— Start SOURCE DATA —

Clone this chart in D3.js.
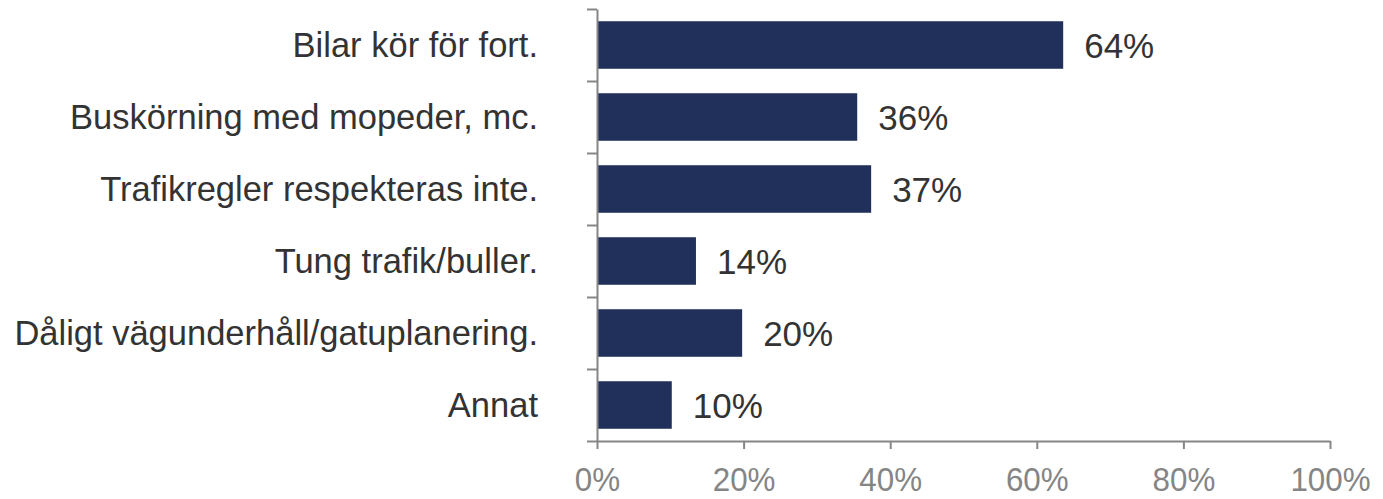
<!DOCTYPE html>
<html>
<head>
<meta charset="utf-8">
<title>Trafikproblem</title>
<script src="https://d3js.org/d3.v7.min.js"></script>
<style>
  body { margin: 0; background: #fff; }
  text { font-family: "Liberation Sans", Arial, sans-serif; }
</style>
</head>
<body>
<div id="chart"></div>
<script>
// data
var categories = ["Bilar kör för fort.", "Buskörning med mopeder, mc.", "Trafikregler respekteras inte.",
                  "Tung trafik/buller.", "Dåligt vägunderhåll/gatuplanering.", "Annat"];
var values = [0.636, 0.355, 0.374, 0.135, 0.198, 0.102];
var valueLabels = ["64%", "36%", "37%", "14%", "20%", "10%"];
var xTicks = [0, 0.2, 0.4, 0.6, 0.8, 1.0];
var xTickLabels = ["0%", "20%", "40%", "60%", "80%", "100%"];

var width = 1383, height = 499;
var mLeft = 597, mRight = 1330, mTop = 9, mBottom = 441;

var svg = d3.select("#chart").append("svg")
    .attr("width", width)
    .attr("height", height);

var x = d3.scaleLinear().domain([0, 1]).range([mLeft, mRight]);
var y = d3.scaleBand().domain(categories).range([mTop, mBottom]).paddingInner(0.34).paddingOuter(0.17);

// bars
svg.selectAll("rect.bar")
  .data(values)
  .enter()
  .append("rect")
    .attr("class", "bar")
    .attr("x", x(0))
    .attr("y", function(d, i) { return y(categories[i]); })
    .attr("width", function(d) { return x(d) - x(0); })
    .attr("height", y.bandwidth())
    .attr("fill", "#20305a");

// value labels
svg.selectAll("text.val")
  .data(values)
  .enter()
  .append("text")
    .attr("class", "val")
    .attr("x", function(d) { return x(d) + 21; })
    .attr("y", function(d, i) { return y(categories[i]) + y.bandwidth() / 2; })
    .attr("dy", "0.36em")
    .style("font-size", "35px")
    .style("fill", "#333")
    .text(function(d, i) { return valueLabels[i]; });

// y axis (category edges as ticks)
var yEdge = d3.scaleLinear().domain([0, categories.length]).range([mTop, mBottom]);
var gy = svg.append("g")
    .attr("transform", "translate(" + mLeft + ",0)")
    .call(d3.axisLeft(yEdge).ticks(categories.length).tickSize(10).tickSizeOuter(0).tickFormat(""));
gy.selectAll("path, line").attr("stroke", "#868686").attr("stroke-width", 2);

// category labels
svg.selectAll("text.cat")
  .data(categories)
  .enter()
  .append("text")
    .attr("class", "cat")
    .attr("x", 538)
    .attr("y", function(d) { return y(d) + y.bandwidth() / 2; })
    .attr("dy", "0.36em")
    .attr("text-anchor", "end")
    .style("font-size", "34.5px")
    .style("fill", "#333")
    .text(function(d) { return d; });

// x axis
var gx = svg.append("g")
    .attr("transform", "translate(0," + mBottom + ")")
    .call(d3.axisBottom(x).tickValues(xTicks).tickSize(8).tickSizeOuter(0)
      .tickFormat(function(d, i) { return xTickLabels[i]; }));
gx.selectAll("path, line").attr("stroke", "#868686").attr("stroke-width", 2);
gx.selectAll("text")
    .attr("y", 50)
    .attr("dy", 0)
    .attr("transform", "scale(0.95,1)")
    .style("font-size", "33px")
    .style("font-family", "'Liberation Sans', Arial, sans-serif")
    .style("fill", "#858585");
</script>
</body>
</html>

— End SOURCE DATA —

**WHAT IS REQUIRED**
From the first line above through the line containing "var mLeft = 597, mRight", copy everything exactly, without the pictures.

**FINISHED ANSWER**
Clone this chart in D3.js.
<!DOCTYPE html>
<html>
<head>
<meta charset="utf-8">
<title>Trafikproblem</title>
<script src="https://d3js.org/d3.v7.min.js"></script>
<style>
  body { margin: 0; background: #fff; }
  text { font-family: "Liberation Sans", Arial, sans-serif; }
</style>
</head>
<body>
<div id="chart"></div>
<script>
// data
var categories = ["Bilar kör för fort.", "Buskörning med mopeder, mc.", "Trafikregler respekteras inte.",
                  "Tung trafik/buller.", "Dåligt vägunderhåll/gatuplanering.", "Annat"];
var values = [0.636, 0.355, 0.374, 0.135, 0.198, 0.102];
var valueLabels = ["64%", "36%", "37%", "14%", "20%", "10%"];
var xTicks = [0, 0.2, 0.4, 0.6, 0.8, 1.0];
var xTickLabels = ["0%", "20%", "40%", "60%", "80%", "100%"];

var width = 1383, height = 499;
var mLeft = 597, mRight = 1330, mTop = 9, mBottom = 441;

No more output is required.